Let us take a few specific cases

Thermodynamics controlled nonequilibrium reactions

[1] A gas phase reaction NH3 [g] + HCl [g] < = > NH4Cl [s]

This is a typical reaction that can occur in a distillation column. This reaction would never go to completion and favor a reverse reaction because of the gain in entropy.

In this case, the formation of a solid compound can indeed contribute to decreasing the overall entropy and potentially driving the reaction in the reverse direction and making the Gibbs free energy go positive.

[2] A gas -liquid phase reaction CO2 [g] + NaOH{aq] <= > NaHCO3 [aq]

?This is yet another thermodynamically non-favorable reaction. in a non-equilibrium situation where the entropy decreases [ 2 reactants form 1 product] The Gibbs free energy becomes positive. To reiterate, in cases where the entropy decreases and the Gibbs free energy becomes positive, it signifies that the reaction is not favored energetically and will not proceed in the forward direction. The reaction may require external intervention, such as changes in temperature, pressure, or the addition of catalysts, to drive it in the desired direction.

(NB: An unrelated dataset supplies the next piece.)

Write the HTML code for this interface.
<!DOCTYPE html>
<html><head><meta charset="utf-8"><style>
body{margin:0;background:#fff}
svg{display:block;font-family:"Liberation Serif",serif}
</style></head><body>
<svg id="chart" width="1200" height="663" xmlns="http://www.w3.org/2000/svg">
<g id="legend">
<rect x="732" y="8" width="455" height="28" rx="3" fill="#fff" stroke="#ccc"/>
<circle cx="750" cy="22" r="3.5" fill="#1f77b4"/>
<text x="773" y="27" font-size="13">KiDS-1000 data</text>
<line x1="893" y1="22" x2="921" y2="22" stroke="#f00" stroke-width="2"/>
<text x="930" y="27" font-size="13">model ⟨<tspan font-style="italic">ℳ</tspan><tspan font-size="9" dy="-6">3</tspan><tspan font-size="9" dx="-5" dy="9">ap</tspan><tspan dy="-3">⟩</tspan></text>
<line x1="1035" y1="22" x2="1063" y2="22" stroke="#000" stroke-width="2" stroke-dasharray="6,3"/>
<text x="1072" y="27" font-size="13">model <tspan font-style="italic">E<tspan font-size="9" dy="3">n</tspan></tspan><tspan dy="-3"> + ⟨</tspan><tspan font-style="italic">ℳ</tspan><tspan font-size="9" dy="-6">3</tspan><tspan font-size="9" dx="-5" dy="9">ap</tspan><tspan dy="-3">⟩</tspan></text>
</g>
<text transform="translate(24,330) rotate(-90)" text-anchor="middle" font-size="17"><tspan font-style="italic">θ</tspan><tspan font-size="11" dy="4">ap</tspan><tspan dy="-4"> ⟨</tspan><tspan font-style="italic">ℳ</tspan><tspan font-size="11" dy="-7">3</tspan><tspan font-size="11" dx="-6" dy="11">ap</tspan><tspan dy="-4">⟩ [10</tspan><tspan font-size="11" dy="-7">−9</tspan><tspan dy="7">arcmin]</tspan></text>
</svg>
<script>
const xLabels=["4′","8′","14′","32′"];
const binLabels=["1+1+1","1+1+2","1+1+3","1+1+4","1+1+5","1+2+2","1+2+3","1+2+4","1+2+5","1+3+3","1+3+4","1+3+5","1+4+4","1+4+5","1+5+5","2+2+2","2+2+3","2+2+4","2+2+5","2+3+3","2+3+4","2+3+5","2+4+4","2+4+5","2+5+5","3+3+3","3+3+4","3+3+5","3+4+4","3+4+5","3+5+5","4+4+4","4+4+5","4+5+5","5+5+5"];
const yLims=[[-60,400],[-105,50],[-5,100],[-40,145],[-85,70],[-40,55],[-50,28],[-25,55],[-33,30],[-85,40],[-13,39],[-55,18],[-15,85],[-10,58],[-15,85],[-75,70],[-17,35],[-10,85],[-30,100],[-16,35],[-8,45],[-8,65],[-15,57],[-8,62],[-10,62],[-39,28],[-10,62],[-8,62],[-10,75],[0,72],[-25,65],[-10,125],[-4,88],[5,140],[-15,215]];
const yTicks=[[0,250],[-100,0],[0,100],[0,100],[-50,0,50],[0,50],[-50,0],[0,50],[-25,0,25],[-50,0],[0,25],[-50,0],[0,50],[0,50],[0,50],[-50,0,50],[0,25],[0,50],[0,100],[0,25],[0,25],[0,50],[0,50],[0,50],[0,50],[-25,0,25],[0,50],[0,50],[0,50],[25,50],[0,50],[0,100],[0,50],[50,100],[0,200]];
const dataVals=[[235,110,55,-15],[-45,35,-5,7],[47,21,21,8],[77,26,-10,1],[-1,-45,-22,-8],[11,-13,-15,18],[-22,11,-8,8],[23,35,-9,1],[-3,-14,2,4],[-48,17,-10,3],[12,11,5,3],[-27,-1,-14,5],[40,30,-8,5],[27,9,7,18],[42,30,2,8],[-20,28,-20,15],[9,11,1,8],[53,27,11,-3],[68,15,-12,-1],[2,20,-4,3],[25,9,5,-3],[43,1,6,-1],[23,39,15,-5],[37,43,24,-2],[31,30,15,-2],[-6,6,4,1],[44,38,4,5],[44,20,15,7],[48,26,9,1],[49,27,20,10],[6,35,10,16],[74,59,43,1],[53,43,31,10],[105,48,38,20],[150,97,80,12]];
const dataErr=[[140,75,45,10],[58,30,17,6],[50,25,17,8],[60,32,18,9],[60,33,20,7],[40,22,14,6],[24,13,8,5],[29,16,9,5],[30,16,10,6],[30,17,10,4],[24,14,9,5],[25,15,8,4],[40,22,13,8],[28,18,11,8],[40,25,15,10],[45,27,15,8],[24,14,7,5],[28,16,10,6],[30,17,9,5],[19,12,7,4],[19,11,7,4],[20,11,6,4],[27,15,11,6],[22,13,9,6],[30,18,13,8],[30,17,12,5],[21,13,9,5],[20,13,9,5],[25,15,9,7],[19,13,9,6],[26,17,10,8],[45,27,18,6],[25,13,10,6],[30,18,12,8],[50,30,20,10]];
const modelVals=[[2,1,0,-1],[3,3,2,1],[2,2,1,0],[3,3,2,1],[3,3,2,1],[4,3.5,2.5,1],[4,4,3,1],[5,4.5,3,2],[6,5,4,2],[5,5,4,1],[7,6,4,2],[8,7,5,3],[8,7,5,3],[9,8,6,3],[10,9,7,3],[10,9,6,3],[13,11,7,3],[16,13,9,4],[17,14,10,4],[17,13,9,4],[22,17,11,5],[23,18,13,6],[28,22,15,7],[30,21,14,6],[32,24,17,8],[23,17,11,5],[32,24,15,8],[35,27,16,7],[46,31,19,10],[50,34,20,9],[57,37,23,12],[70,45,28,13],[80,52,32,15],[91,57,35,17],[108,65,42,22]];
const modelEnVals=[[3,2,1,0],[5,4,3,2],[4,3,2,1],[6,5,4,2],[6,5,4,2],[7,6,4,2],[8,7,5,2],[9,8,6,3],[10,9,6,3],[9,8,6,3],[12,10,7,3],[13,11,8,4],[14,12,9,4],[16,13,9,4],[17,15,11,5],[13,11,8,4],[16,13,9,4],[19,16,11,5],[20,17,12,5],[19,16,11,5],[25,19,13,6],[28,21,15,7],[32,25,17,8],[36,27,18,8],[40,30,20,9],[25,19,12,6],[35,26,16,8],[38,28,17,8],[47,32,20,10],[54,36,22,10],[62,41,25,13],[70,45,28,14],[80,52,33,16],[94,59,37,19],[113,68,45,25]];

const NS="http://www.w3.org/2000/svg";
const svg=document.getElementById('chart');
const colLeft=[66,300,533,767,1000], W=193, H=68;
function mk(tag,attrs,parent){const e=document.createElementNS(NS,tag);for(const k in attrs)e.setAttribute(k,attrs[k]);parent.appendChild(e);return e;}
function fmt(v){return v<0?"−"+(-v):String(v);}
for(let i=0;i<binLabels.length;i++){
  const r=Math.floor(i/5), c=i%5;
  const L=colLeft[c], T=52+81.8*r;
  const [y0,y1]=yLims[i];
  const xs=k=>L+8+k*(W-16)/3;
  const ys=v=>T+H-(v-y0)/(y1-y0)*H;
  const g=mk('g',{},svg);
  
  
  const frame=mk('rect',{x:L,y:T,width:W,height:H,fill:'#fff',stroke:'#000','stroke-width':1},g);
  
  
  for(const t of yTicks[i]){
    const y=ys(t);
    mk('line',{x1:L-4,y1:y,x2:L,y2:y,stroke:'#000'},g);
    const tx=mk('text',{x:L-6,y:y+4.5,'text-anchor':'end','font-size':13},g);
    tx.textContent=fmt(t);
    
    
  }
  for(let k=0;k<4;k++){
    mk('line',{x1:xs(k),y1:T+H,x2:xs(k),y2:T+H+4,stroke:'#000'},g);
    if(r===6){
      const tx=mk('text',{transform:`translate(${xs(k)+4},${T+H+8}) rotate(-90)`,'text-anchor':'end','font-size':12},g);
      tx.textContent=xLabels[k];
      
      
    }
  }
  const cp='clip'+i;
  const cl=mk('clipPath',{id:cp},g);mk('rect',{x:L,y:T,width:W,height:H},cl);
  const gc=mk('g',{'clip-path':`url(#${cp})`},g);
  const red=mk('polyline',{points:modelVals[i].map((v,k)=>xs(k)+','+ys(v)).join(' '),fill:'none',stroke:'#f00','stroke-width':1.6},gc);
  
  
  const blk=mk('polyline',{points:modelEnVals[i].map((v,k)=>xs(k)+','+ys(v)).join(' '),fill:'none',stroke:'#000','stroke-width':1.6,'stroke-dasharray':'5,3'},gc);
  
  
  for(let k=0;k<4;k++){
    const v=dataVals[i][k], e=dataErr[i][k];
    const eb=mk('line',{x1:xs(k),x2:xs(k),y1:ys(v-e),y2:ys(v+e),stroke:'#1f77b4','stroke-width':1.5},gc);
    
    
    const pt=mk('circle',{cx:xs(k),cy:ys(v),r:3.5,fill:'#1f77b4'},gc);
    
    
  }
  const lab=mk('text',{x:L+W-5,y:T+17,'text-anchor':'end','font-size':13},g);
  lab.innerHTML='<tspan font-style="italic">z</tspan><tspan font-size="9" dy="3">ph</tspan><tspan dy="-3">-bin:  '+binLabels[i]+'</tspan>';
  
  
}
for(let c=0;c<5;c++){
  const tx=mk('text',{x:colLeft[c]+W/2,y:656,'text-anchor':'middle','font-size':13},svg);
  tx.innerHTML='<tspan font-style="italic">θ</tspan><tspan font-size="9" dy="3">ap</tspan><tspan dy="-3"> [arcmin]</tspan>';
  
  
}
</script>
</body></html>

?Kinetics controlled reactions

[3] A liquid-liquid equilibrium reaction NH4OH [aq] + HCl [aq] < = > NH4Cl [aq]

This is a neutralization reaction in the aqueous phase between NH4OH and HCl that does not go to completion. This is a more kinetics-controlled reaction. The equilibrium constant (K) relates the concentrations of the reactants and products at equilibrium. The values of K1 and K2 represent the forward and reverse rate constants respectively.

If K2 is greater than K1, at equilibrium it implies that the reverse reaction is favored over the forward reaction at equilibrium. This indicates that the reaction does not proceed to completion, and the system is not at equilibrium. In such cases, the reaction is indeed more kinetics controlled, as the rate of the reverse reaction is higher compared to the rate of the forward reaction.